===== EXERCISE INPUTS
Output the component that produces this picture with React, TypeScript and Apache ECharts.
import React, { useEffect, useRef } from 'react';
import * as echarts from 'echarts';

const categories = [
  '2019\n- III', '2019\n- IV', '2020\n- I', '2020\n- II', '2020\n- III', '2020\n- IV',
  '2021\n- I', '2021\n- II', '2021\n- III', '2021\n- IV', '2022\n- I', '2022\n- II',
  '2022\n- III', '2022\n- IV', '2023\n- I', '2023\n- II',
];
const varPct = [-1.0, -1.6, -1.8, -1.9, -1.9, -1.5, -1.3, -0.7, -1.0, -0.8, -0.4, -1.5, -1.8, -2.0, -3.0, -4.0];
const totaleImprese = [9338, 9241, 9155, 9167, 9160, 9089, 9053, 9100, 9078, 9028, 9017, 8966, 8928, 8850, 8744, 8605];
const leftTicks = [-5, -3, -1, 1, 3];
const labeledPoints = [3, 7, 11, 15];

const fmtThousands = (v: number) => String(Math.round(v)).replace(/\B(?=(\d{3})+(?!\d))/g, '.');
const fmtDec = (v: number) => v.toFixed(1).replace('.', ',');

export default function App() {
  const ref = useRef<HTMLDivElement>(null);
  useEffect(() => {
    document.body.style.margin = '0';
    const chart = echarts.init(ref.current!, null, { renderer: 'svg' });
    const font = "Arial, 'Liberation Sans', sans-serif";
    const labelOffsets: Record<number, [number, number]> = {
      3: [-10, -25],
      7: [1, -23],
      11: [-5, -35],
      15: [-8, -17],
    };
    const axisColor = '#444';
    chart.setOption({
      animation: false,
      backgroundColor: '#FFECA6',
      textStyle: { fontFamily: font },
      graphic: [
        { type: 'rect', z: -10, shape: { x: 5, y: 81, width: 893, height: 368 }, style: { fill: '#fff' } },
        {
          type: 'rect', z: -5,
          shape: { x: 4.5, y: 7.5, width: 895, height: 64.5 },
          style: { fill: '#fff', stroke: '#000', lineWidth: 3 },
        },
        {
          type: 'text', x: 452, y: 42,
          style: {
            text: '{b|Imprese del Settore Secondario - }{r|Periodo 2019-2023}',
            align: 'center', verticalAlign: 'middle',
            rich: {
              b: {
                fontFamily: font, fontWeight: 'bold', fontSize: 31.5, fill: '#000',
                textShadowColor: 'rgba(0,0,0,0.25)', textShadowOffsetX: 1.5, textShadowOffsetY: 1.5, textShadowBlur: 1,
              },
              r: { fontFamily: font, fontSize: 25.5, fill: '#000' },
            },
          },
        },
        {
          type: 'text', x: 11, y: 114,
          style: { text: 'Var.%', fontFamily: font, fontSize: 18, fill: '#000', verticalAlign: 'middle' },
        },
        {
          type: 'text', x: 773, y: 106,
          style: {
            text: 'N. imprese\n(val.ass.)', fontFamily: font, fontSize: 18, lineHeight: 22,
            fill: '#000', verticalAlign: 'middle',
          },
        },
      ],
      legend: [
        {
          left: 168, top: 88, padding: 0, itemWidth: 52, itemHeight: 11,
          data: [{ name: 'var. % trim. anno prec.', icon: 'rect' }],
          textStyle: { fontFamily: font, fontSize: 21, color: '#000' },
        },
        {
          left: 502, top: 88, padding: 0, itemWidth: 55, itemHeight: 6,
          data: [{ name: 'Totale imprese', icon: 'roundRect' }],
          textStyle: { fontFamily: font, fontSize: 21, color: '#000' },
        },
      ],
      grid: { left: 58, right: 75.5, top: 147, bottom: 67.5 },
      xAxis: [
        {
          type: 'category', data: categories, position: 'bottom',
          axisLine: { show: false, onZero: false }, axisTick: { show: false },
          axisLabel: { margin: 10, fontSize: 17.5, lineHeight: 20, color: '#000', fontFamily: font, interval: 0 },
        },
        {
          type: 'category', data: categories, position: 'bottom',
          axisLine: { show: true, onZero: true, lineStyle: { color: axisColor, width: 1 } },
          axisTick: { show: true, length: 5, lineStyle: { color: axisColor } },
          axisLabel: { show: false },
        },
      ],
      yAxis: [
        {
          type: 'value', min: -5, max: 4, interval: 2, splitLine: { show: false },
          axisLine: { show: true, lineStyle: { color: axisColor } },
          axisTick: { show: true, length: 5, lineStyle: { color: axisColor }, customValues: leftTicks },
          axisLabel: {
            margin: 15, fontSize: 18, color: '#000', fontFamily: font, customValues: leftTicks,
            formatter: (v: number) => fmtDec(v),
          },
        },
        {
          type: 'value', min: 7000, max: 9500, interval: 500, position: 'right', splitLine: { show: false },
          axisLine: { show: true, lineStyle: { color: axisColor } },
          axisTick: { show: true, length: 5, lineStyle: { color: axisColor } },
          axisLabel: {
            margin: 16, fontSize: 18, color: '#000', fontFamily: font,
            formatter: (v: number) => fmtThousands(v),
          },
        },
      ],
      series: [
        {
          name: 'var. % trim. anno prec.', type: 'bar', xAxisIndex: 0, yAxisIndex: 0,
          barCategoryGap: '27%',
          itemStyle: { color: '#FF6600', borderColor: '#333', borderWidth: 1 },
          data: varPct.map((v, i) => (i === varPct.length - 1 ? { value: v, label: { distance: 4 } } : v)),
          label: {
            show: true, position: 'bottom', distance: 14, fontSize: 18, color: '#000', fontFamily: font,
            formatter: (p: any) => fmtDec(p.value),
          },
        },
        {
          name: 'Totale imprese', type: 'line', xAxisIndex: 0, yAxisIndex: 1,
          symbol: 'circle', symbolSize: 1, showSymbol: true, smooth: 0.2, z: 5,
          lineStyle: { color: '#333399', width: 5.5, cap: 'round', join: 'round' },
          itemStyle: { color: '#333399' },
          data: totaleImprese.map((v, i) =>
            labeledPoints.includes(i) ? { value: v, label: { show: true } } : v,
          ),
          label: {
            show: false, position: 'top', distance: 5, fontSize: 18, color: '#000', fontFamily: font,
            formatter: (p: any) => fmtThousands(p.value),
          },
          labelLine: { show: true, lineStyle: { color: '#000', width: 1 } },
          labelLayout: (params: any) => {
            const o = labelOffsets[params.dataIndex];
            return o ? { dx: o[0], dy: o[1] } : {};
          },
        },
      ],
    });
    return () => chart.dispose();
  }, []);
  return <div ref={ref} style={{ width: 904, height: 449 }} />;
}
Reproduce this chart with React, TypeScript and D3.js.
==========
» **WRITTEN INSTRUCTION**: Find each line holding the string "this" and copy it out.

» **REPLY TO THE EXERCISE**:
Output the component that produces this picture with React, TypeScript and Apache ECharts.
Reproduce this chart with React, TypeScript and D3.js.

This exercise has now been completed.